> _PROMPT_:
Each line of the material must be repeated precisely, with the pictures left out.

────────────────────────────────────────

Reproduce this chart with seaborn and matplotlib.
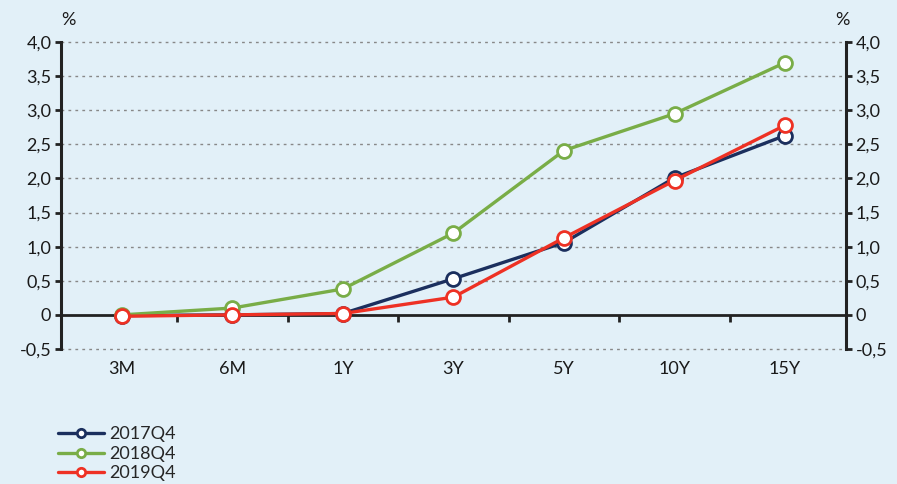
import numpy as np
import pandas as pd
import matplotlib.pyplot as plt
import seaborn as sns

# dados da curva de juros
maturities = ['3M', '6M', '1Y', '3Y', '5Y', '10Y', '15Y']
y2017 = [-0.01, 0.00, 0.02, 0.53, 1.06, 2.01, 2.63]
y2018 = [0.00, 0.10, 0.38, 1.20, 2.41, 2.95, 3.70]
y2019 = [-0.02, 0.00, 0.02, 0.26, 1.13, 1.97, 2.78]
series_names = ['2017Q4', '2018Q4', '2019Q4']
series_colors = ['#1b2f5e', '#79ad47', '#ee3124']

ytick_values = [-0.5, 0, 0.5, 1.0, 1.5, 2.0, 2.5, 3.0, 3.5, 4.0]
ytick_labels = ['-0,5', '0', '0,5', '1,0', '1,5', '2,0', '2,5', '3,0', '3,5', '4,0']

sns.set_style('white')
plt.rcParams['font.family'] = ['Lato', 'DejaVu Sans']
bg = '#e2f0f8'
txt = '#1a1a1a'
fs = 13

fig = plt.figure(figsize=(8.97, 4.84), dpi=100, facecolor=bg)
ax = fig.add_axes([0.068, 0.279, 0.875, 0.634])
ax.set_facecolor(bg)

for name, vals, c in zip(series_names, [y2017, y2018, y2019], series_colors):
    sns.lineplot(x=maturities, y=vals, ax=ax, color=c, lw=2.4, sort=False,
                 marker='o', markersize=10, markerfacecolor='white',
                 markeredgecolor=c, markeredgewidth=2, label=name, zorder=3)

ax.set_xlim(-0.55, 6.55)
ax.set_ylim(-0.5, 4.0)
ax.set_yticks(ytick_values)
ax.set_yticklabels(ytick_labels)
ax.set_xlabel('')
ax.set_ylabel('')

# grade pontilhada, linha do zero solida
for v in ytick_values:
    if v != 0:
        ax.axhline(v, color='#888888', lw=1, ls=(0, (2, 3)), zorder=1, clip_on=False)
ax.axhline(0, color='#222222', lw=2, zorder=2)

for s in ['top', 'bottom']:
    ax.spines[s].set_visible(False)
for s in ['left', 'right']:
    ax.spines[s].set_color('#222222')
    ax.spines[s].set_linewidth(2.2)

ax.tick_params(axis='y', direction='out', length=4, width=2, color='#222222',
               labelsize=fs, labelcolor=txt, pad=3)
ax.tick_params(axis='x', length=0, labelsize=fs, labelcolor=txt, pad=9)

# ticks entre categorias na linha do zero
sec = ax.secondary_xaxis(0.5 / 4.5)
sec.set_xticks(np.arange(len(maturities) - 1) + 0.5)
sec.set_xticklabels([])
sec.spines['bottom'].set_visible(False)
sec.tick_params(direction='out', length=5, width=2, color='#222222')

ax2 = ax.twinx()
ax2.set_ylim(ax.get_ylim())
ax2.set_yticks(ytick_values)
ax2.set_yticklabels(ytick_labels)
for s in ['top', 'bottom', 'left', 'right']:
    ax2.spines[s].set_visible(False)
ax2.tick_params(axis='y', direction='out', length=4, width=2, color='#222222',
                labelsize=fs, labelcolor=txt, pad=3)

fig.text(0.076, 0.958, '%', fontsize=fs, color=txt, ha='center', va='center')
fig.text(0.939, 0.958, '%', fontsize=fs, color=txt, ha='center', va='center')

handles, labels = ax.get_legend_handles_labels()
ax.get_legend().remove()
fig.legend(handles, labels, loc='upper left', bbox_to_anchor=(0.055, 0.138),
           frameon=False, fontsize=fs, handlelength=2.5, handletextpad=0.3,
           labelspacing=0.2, borderpad=0, markerscale=0.6)

fig.savefig('out.png', dpi=100, facecolor=bg)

────────────────────────────────────────

> _ANSWER BELOW_:
Reproduce this chart with seaborn and matplotlib.
import numpy as np
import pandas as pd
import matplotlib.pyplot as plt
import seaborn as sns

# dados da curva de juros
maturities = ['3M', '6M', '1Y', '3Y', '5Y', '10Y', '15Y']
y2017 = [-0.01, 0.00, 0.02, 0.53, 1.06, 2.01, 2.63]
y2018 = [0.00, 0.10, 0.38, 1.20, 2.41, 2.95, 3.70]
y2019 = [-0.02, 0.00, 0.02, 0.26, 1.13, 1.97, 2.78]
series_names = ['2017Q4', '2018Q4', '2019Q4']
series_colors = ['#1b2f5e', '#79ad47', '#ee3124']

ytick_values = [-0.5, 0, 0.5, 1.0, 1.5, 2.0, 2.5, 3.0, 3.5, 4.0]
ytick_labels = ['-0,5', '0', '0,5', '1,0', '1,5', '2,0', '2,5', '3,0', '3,5', '4,0']

sns.set_style('white')
plt.rcParams['font.family'] = ['Lato', 'DejaVu Sans']
bg = '#e2f0f8'
txt = '#1a1a1a'
fs = 13

fig = plt.figure(figsize=(8.97, 4.84), dpi=100, facecolor=bg)
ax = fig.add_axes([0.068, 0.279, 0.875, 0.634])
ax.set_facecolor(bg)

for name, vals, c in zip(series_names, [y2017, y2018, y2019], series_colors):
    sns.lineplot(x=maturities, y=vals, ax=ax, color=c, lw=2.4, sort=False,
                 marker='o', markersize=10, markerfacecolor='white',
                 markeredgecolor=c, markeredgewidth=2, label=name, zorder=3)

ax.set_xlim(-0.55, 6.55)
ax.set_ylim(-0.5, 4.0)
ax.set_yticks(ytick_values)
ax.set_yticklabels(ytick_labels)
ax.set_xlabel('')
ax.set_ylabel('')

# grade pontilhada, linha do zero solida
for v in ytick_values:
    if v != 0:
        ax.axhline(v, color='#888888', lw=1, ls=(0, (2, 3)), zorder=1, clip_on=False)
ax.axhline(0, color='#222222', lw=2, zorder=2)

for s in ['top', 'bottom']:
    ax.spines[s].set_visible(False)
for s in ['left', 'right']:
    ax.spines[s].set_color('#222222')
    ax.spines[s].set_linewidth(2.2)

ax.tick_params(axis='y', direction='out', length=4, width=2, color='#222222',
               labelsize=fs, labelcolor=txt, pad=3)
ax.tick_params(axis='x', length=0, labelsize=fs, labelcolor=txt, pad=9)

# ticks entre categorias na linha do zero
sec = ax.secondary_xaxis(0.5 / 4.5)
sec.set_xticks(np.arange(len(maturities) - 1) + 0.5)
sec.set_xticklabels([])
sec.spines['bottom'].set_visible(False)
sec.tick_params(direction='out', length=5, width=2, color='#222222')

ax2 = ax.twinx()
ax2.set_ylim(ax.get_ylim())
ax2.set_yticks(ytick_values)
ax2.set_yticklabels(ytick_labels)
for s in ['top', 'bottom', 'left', 'right']:
    ax2.spines[s].set_visible(False)
ax2.tick_params(axis='y', direction='out', length=4, width=2, color='#222222',
                labelsize=fs, labelcolor=txt, pad=3)

fig.text(0.076, 0.958, '%', fontsize=fs, color=txt, ha='center', va='center')
fig.text(0.939, 0.958, '%', fontsize=fs, color=txt, ha='center', va='center')

handles, labels = ax.get_legend_handles_labels()
ax.get_legend().remove()
fig.legend(handles, labels, loc='upper left', bbox_to_anchor=(0.055, 0.138),
           frameon=False, fontsize=fs, handlelength=2.5, handletextpad=0.3,
           labelspacing=0.2, borderpad=0, markerscale=0.6)

fig.savefig('out.png', dpi=100, facecolor=bg)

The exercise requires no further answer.